Die ursprünglich angemeldete Route sollte durch Neukölln und Kreuzberg führen. Doch bereits kurz nach Beginn kam es zu ersten Ausschreitungen. Vermummte Demonstranten zündeten Pyrotechnik, griffen Polizisten an und beschädigten parkende Autos. «Die Gewaltbereitschaft war von Anfang an spürbar», berichtet ein Polizeisprecher. «Wir hatten es mit organisierten Gruppen zu tun, die gezielt Konfrontation suchten.»
Als ich vor Ort eintraf, war die Stimmung bereits aufgeheizt. Schwarzer Rauch stieg über der Sonnenallee auf, während sich viele Anwohner besorgt in Hauseingängen drängten. Eine Ladenbesitzerin, die anonym bleiben möchte, berichtete: «Ich habe mein Geschäft sofort geschlossen. Es war wie ein Kriegsgebiet.»
Die Veranstalter hatten im Vorfeld mit antiimperialistischen Parolen mobilisiert und Solidarität mit Palästina gefordert. Berlins Innensenatorin Iris Spranger verurteilte die Gewalt scharf: «Was wir gestern erlebt haben, hat mit Meinungsfreiheit nichts zu tun. Das waren gezielte Angriffe auf unseren Rechtsstaat.»
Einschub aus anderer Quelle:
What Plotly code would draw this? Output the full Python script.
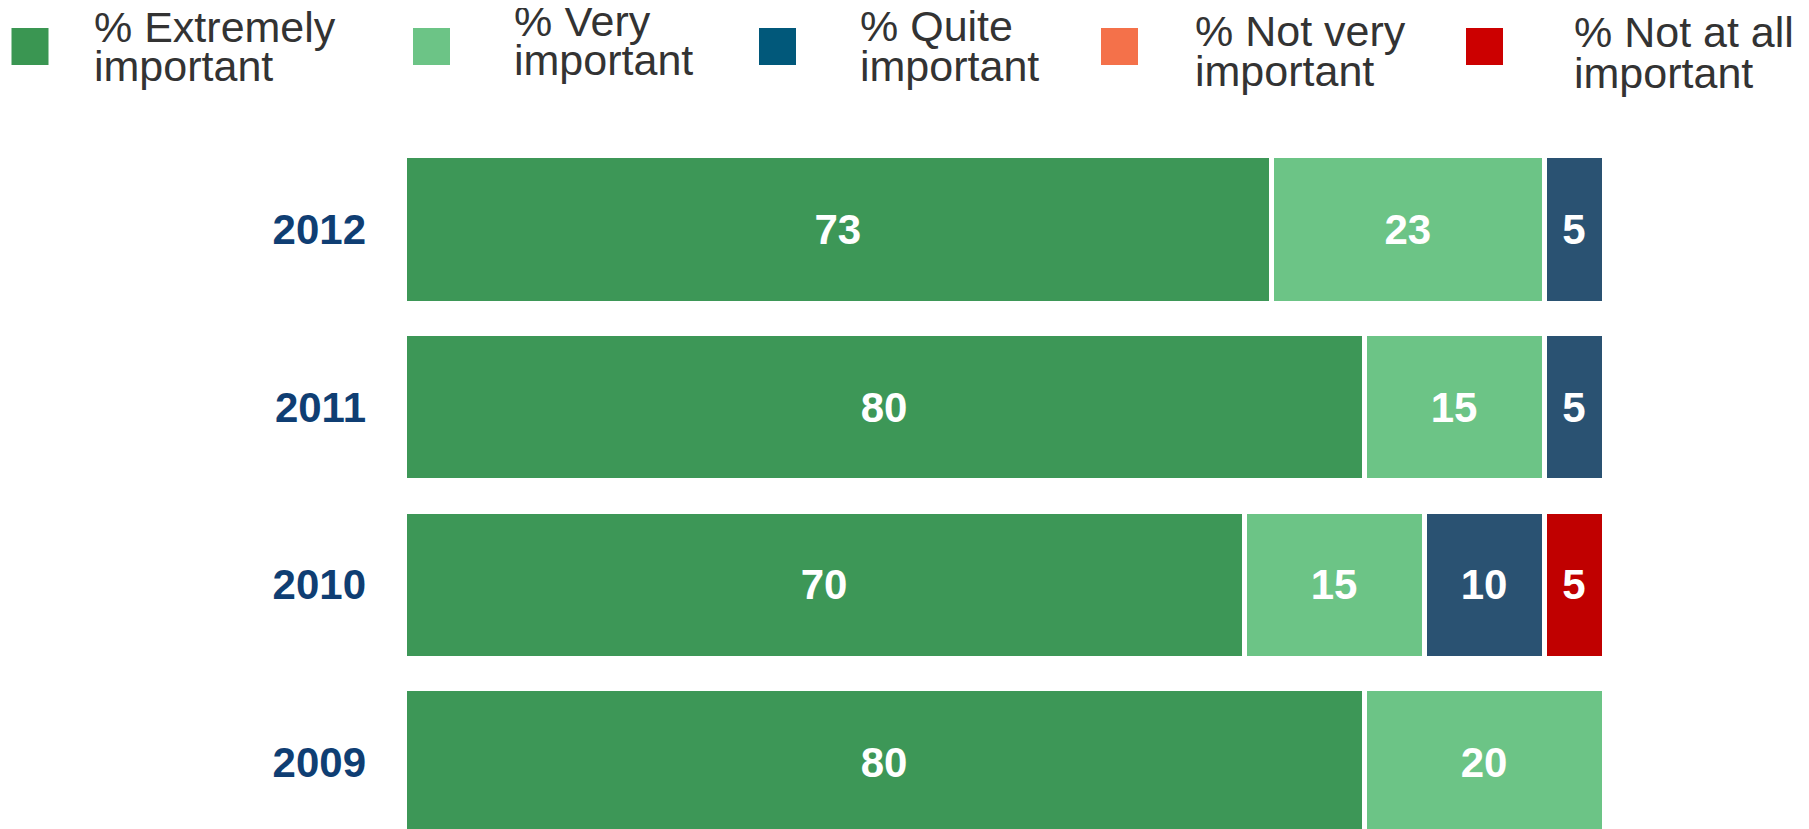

Nach der Auflösung kam es in umliegenden Straßen zu weiteren Auseinandersetzungen. Die Polizei nahm 56 Personen fest. In den sozialen Medien kursieren zahlreiche Videos der Ausschreitungen. Für die kommenden Tage sind weitere Demonstrationen angekündigt – die Behörden bereiten sich auf einen schwierigen 1. Mai vor. Die Frage bleibt: Wie lässt sich das Demonstrationsrecht schützen, ohne die Sicherheit von Einsatzkräften und Unbeteiligten zu gefährden?